Definition:Insurer insolvency

📋 Insurer insolvency occurs when an insurance carrier is unable to meet its financial obligations — primarily its duty to pay claims owed to policyholders — and is declared financially impaired or insolvent by its domiciliary state insurance regulator. Unlike bankruptcy in other industries, which is governed by federal courts, insurer insolvency in the United States is handled through a specialized state-based receivership process overseen by the insurance commissioner. The stakes are uniquely high because policyholders are counting on promises that may stretch years or decades into the future, particularly in long-tail lines like workers' compensation and general liability.

⚙️ Regulators monitor solvency through a battery of financial tools, including risk-based capital requirements, periodic financial examinations, and the IRIS ratio tests developed by the NAIC. When a carrier's finances deteriorate past defined thresholds, the regulator may first place it under supervision or conservation to attempt rehabilitation. If recovery proves unfeasible, the company enters liquidation, at which point a court-appointed receiver marshals remaining assets and distributes them according to statutory priority — with policyholder claims generally ranking ahead of general creditors. Guaranty associations in each state step in to cover outstanding claims up to statutory limits, funded by assessments on solvent insurers.
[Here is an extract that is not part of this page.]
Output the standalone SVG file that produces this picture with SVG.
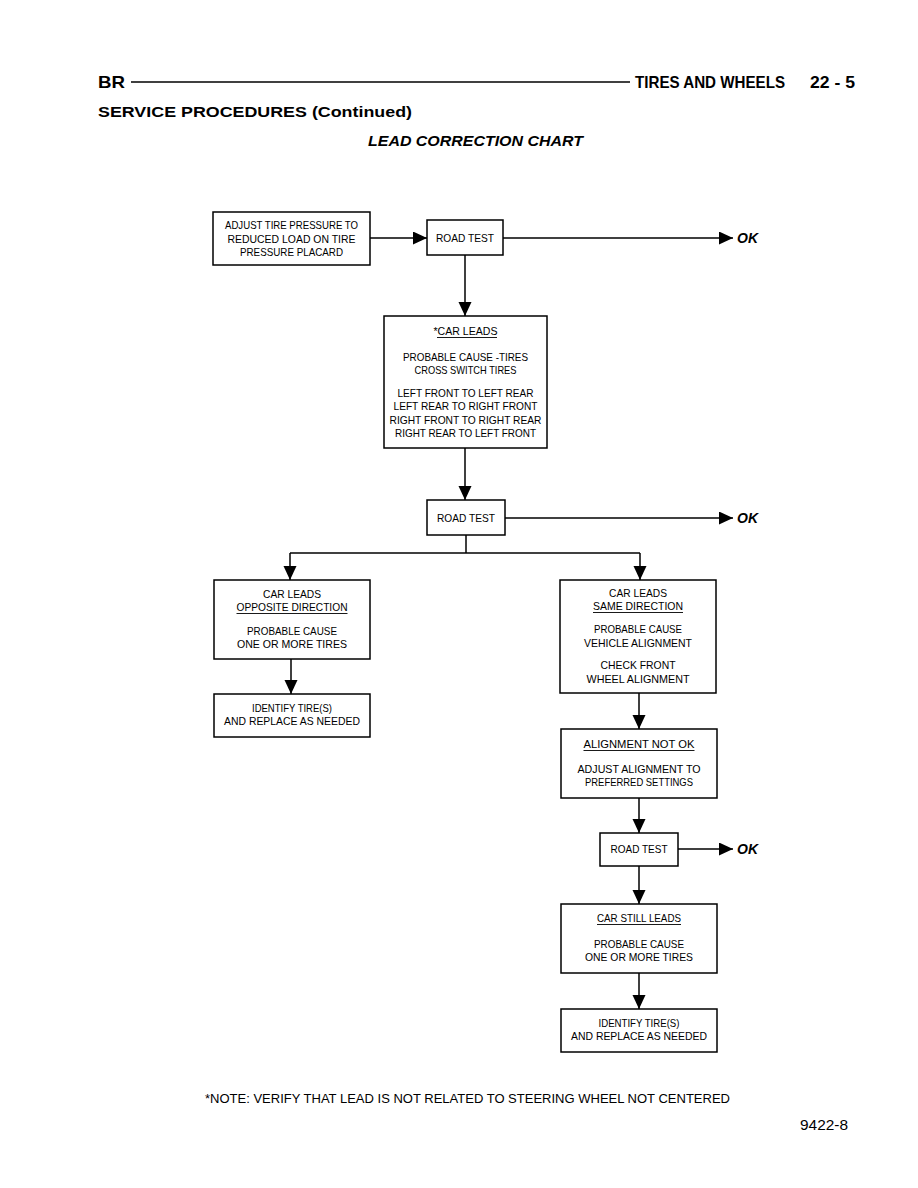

💡 The ripple effects of an insurer's failure extend well beyond the insolvent company itself. Brokers and MGAs must scramble to re-place affected accounts, policyholders face potential gaps in coverage, and solvent carriers absorb guaranty-fund assessments that ultimately flow into their own cost structures. For reinsurers, an insolvency can trigger complex disputes over recoverables and cut-through obligations. The 2001 collapse of Reliance Group Holdings and the more recent troubles of certain long-term care writers underscore why solvency surveillance remains one of the most critical functions in insurance regulation — and why investors, rating agencies, and counterparties scrutinize capital adequacy so closely.